◆ YOUR INSTRUCTIONS
Give the material once more, word for word, without any images.

◆ PROVIDED RECORDS
========

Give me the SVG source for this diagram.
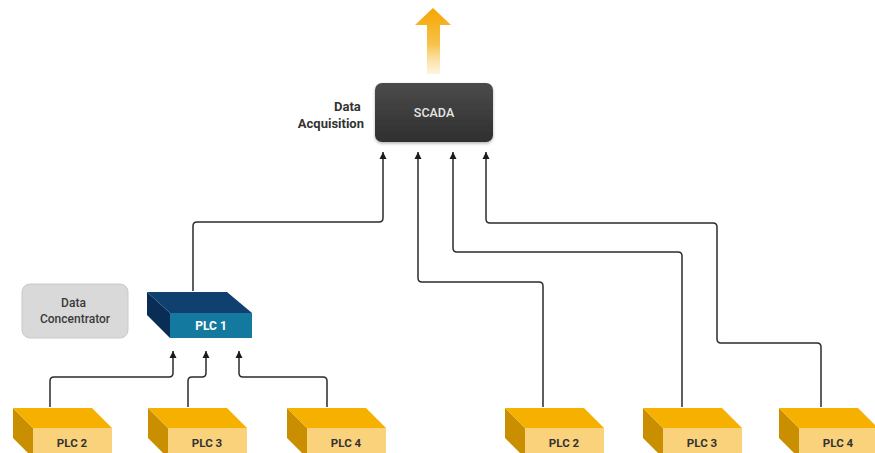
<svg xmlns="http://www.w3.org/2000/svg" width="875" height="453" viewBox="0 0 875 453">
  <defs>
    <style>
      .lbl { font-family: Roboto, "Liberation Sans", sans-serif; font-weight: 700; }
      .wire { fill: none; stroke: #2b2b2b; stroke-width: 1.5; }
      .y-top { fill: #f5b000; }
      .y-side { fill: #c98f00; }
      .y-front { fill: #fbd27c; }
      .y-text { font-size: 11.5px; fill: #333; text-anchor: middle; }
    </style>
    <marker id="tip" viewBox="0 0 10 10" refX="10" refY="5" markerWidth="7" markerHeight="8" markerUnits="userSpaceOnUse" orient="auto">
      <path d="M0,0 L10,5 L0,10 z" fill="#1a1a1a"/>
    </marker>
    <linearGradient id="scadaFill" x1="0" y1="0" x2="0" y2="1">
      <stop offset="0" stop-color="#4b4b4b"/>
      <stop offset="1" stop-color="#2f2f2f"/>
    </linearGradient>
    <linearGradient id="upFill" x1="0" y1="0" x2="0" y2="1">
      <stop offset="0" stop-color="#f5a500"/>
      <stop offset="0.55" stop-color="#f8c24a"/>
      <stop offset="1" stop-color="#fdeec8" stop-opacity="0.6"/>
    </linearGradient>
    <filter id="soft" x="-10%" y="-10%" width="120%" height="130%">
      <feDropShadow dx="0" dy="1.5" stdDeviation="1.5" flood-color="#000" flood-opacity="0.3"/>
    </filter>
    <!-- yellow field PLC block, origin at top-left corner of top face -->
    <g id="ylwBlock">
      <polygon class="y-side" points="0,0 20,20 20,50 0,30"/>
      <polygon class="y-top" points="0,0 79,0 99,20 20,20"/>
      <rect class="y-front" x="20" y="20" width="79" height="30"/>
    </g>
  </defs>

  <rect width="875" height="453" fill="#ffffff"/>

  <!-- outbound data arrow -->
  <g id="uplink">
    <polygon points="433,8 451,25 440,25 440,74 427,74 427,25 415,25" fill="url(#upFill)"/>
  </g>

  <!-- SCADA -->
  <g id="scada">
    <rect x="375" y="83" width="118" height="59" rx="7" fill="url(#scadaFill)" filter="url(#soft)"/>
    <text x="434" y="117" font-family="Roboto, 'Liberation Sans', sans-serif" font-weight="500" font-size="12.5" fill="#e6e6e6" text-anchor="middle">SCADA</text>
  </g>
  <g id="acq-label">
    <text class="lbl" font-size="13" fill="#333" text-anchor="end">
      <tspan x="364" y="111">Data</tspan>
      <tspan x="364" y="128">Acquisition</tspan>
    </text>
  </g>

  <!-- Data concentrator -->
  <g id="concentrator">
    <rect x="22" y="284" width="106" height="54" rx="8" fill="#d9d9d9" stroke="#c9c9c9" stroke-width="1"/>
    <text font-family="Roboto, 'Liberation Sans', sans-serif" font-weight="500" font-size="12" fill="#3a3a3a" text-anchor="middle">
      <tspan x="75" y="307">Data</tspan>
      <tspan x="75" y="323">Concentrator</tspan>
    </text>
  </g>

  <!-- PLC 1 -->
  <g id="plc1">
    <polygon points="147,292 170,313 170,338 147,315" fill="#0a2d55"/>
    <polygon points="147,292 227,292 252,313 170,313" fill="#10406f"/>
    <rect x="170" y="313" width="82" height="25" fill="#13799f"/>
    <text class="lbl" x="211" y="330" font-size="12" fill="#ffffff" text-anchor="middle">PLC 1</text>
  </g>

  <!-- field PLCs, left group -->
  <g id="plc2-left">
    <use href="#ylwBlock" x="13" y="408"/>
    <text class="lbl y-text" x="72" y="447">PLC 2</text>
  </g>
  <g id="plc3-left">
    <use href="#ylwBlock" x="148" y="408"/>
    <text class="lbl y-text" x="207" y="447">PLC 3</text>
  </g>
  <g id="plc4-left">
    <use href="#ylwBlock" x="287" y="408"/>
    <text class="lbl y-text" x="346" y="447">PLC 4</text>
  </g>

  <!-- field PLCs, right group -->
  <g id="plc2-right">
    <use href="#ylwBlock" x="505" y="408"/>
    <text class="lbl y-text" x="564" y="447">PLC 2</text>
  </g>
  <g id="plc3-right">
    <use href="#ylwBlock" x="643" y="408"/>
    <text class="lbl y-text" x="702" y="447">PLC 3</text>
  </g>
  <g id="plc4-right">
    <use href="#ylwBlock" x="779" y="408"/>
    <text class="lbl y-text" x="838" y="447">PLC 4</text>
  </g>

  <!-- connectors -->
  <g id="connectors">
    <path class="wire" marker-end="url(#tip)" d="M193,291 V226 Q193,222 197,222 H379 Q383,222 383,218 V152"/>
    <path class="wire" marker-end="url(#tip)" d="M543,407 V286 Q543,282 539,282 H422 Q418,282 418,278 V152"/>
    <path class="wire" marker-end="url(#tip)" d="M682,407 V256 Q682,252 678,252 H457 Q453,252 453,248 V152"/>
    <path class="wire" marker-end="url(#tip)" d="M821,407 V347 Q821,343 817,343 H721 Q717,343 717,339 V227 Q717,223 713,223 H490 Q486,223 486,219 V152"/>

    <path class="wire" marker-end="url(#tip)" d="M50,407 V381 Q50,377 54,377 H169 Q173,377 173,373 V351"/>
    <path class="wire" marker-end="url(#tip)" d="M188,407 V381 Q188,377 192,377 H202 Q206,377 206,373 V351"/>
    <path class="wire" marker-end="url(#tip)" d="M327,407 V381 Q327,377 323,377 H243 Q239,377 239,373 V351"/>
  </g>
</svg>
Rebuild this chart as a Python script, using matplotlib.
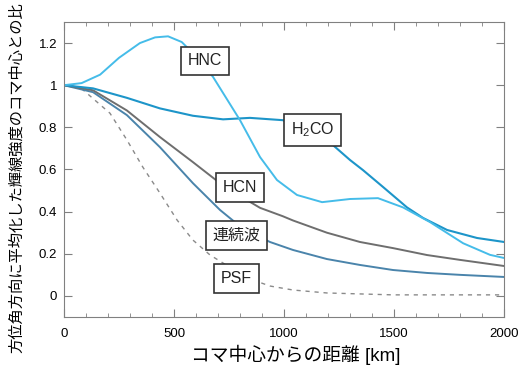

========

◆ EXERCISE SOLUTION
Give me the SVG source for this diagram.
<svg xmlns="http://www.w3.org/2000/svg" width="875" height="453" viewBox="0 0 875 453">
  <defs>
    <style>
      .lbl { font-family: Roboto, "Liberation Sans", sans-serif; font-weight: 700; }
      .wire { fill: none; stroke: #2b2b2b; stroke-width: 1.5; }
      .y-top { fill: #f5b000; }
      .y-side { fill: #c98f00; }
      .y-front { fill: #fbd27c; }
      .y-text { font-size: 11.5px; fill: #333; text-anchor: middle; }
    </style>
    <marker id="tip" viewBox="0 0 10 10" refX="10" refY="5" markerWidth="7" markerHeight="8" markerUnits="userSpaceOnUse" orient="auto">
      <path d="M0,0 L10,5 L0,10 z" fill="#1a1a1a"/>
    </marker>
    <linearGradient id="scadaFill" x1="0" y1="0" x2="0" y2="1">
      <stop offset="0" stop-color="#4b4b4b"/>
      <stop offset="1" stop-color="#2f2f2f"/>
    </linearGradient>
    <linearGradient id="upFill" x1="0" y1="0" x2="0" y2="1">
      <stop offset="0" stop-color="#f5a500"/>
      <stop offset="0.55" stop-color="#f8c24a"/>
      <stop offset="1" stop-color="#fdeec8" stop-opacity="0.6"/>
    </linearGradient>
    <filter id="soft" x="-10%" y="-10%" width="120%" height="130%">
      <feDropShadow dx="0" dy="1.5" stdDeviation="1.5" flood-color="#000" flood-opacity="0.3"/>
    </filter>
    <!-- yellow field PLC block, origin at top-left corner of top face -->
    <g id="ylwBlock">
      <polygon class="y-side" points="0,0 20,20 20,50 0,30"/>
      <polygon class="y-top" points="0,0 79,0 99,20 20,20"/>
      <rect class="y-front" x="20" y="20" width="79" height="30"/>
    </g>
  </defs>

  <rect width="875" height="453" fill="#ffffff"/>

  <!-- outbound data arrow -->
  <g id="uplink">
    <polygon points="433,8 451,25 440,25 440,74 427,74 427,25 415,25" fill="url(#upFill)"/>
  </g>

  <!-- SCADA -->
  <g id="scada">
    <rect x="375" y="83" width="118" height="59" rx="7" fill="url(#scadaFill)" filter="url(#soft)"/>
    <text x="434" y="117" font-family="Roboto, 'Liberation Sans', sans-serif" font-weight="500" font-size="12.5" fill="#e6e6e6" text-anchor="middle">SCADA</text>
  </g>
  <g id="acq-label">
    <text class="lbl" font-size="13" fill="#333" text-anchor="end">
      <tspan x="364" y="111">Data</tspan>
      <tspan x="364" y="128">Acquisition</tspan>
    </text>
  </g>

  <!-- Data concentrator -->
  <g id="concentrator">
    <rect x="22" y="284" width="106" height="54" rx="8" fill="#d9d9d9" stroke="#c9c9c9" stroke-width="1"/>
    <text font-family="Roboto, 'Liberation Sans', sans-serif" font-weight="500" font-size="12" fill="#3a3a3a" text-anchor="middle">
      <tspan x="75" y="307">Data</tspan>
      <tspan x="75" y="323">Concentrator</tspan>
    </text>
  </g>

  <!-- PLC 1 -->
  <g id="plc1">
    <polygon points="147,292 170,313 170,338 147,315" fill="#0a2d55"/>
    <polygon points="147,292 227,292 252,313 170,313" fill="#10406f"/>
    <rect x="170" y="313" width="82" height="25" fill="#13799f"/>
    <text class="lbl" x="211" y="330" font-size="12" fill="#ffffff" text-anchor="middle">PLC 1</text>
  </g>

  <!-- field PLCs, left group -->
  <g id="plc2-left">
    <use href="#ylwBlock" x="13" y="408"/>
    <text class="lbl y-text" x="72" y="447">PLC 2</text>
  </g>
  <g id="plc3-left">
    <use href="#ylwBlock" x="148" y="408"/>
    <text class="lbl y-text" x="207" y="447">PLC 3</text>
  </g>
  <g id="plc4-left">
    <use href="#ylwBlock" x="287" y="408"/>
    <text class="lbl y-text" x="346" y="447">PLC 4</text>
  </g>

  <!-- field PLCs, right group -->
  <g id="plc2-right">
    <use href="#ylwBlock" x="505" y="408"/>
    <text class="lbl y-text" x="564" y="447">PLC 2</text>
  </g>
  <g id="plc3-right">
    <use href="#ylwBlock" x="643" y="408"/>
    <text class="lbl y-text" x="702" y="447">PLC 3</text>
  </g>
  <g id="plc4-right">
    <use href="#ylwBlock" x="779" y="408"/>
    <text class="lbl y-text" x="838" y="447">PLC 4</text>
  </g>

  <!-- connectors -->
  <g id="connectors">
    <path class="wire" marker-end="url(#tip)" d="M193,291 V226 Q193,222 197,222 H379 Q383,222 383,218 V152"/>
    <path class="wire" marker-end="url(#tip)" d="M543,407 V286 Q543,282 539,282 H422 Q418,282 418,278 V152"/>
    <path class="wire" marker-end="url(#tip)" d="M682,407 V256 Q682,252 678,252 H457 Q453,252 453,248 V152"/>
    <path class="wire" marker-end="url(#tip)" d="M821,407 V347 Q821,343 817,343 H721 Q717,343 717,339 V227 Q717,223 713,223 H490 Q486,223 486,219 V152"/>

    <path class="wire" marker-end="url(#tip)" d="M50,407 V381 Q50,377 54,377 H169 Q173,377 173,373 V351"/>
    <path class="wire" marker-end="url(#tip)" d="M188,407 V381 Q188,377 192,377 H202 Q206,377 206,373 V351"/>
    <path class="wire" marker-end="url(#tip)" d="M327,407 V381 Q327,377 323,377 H243 Q239,377 239,373 V351"/>
  </g>
</svg>
Rebuild this chart as a Python script, using matplotlib.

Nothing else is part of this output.